5 Comments to “‘In all these cases . . . the government agents showed remarkable patience’”

  1. Technomad Says:

    The FBI also protected Whitey Bulger for a long, long time, and kept people it knew to be innocent in prison for his sake.

  2. Frank Says:

    Vin,

    Thank you for the mention of David Thibodeau’s book. I did not know about it until this article and a quick online search of my local library shows they have several copies and I will stop by this week and pick up a copy.
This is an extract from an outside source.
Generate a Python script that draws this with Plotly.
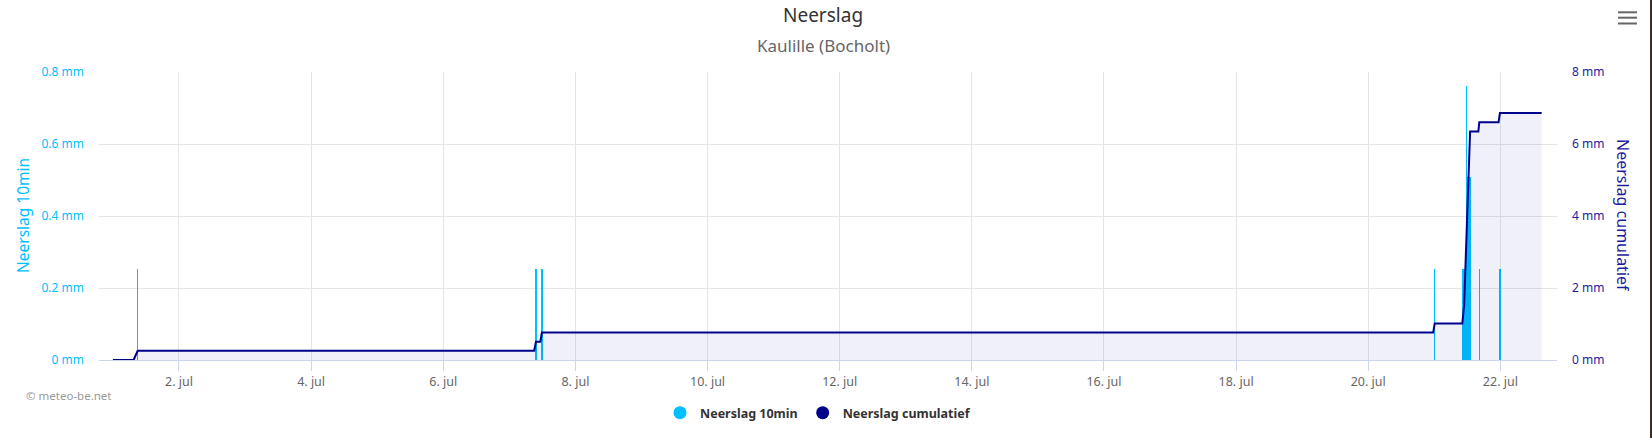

    Thank you also for another excellent article. I have been a fan for a long time, before SITWK (an eye-opener, to say the least) came out, and always enjoy your work.

    Frank

  3. jim carter Says:

    Vin,
    You post a great post Vin.
    Are the writings at https://thedailycoin.org/2019/07/25/war-mongering-brought-to-you-by-wall-street/
    and
    https://thedailycoin.org/2018/08/16/a-look-at-the-federal-reserve-through-a-different-lens/.
    of interest ?
    Jim

  4. Brett Middleton Says:

    I remember being glued to C-Span for hours upon hours back in 1995 watching the Congressional hearings on Waco. (Aside from everything else, this experience taught me what a joke Congressional hearings are, just like reading the Meese Commission report 10 years earlier taught me what a joke Presidential Commissions are. Both provide some rip-roaring entertainment, but neither has any utility for the public that they are supposedly serving.)

    One thing I remember clearly is one of the high mucky-mucks giving testimony (can’t remember exactly which one 20+ years later, but it might have been one of the SACs) holding up a 9mm round in one hand and saying “This is what we were shooting at them,” and then holding up a .50-caliber round in the other and saying “This is what they were shooting at us.” Very dramatic. What instantly struck me as odd about that was that one of the lower-level agents had admitted in earlier testimony that the Davidians never fired any .50-caliber rounds at them. But none of the congresscritters jumped on the discrepancy and did even the kind of minimal, obvious cross-examination that would come to the mind of a non-lawyer such as myself. Is it any wonder these G-men think they can get away with anything?

  5. Vin Says:

    The Constitution does not authorize the existence of any “FBI” and certainly not any “BATF” charged with INFRINGING our right to keep and bear arms, up to and including personal ownership of warships and cannon. If the FBI contains thousands of “solid, law-abiding employees” who have merely been betrayed by egotistical, traitorous scum like Comey, McCabe, Baker, Priestap, Strzok, et al., why didn’t all those patriotic FBI agents, sworn to defend the U.S. Constitution with their very lives, AT LEAST “blow the whistle” on these scumbags (for starters) . . . or resign . . . or, as a last resort, just pull out their service weapons and shoot those assholes, then insisting on a public trial at which they could lay out proof of the treason to which they were responding?

    Give me a break. The crap we’re seeing come out is their STANDARD OPERATING PROCEDURE. Our current FBI/DOJ is the KGB, complete with well-publicized dawn-raid overkill. The FBI and BATF should be disbanded immediately; no one who has ever worked full-time for either of these political hit squads should ever be allowed to hold any position with any government agency, again.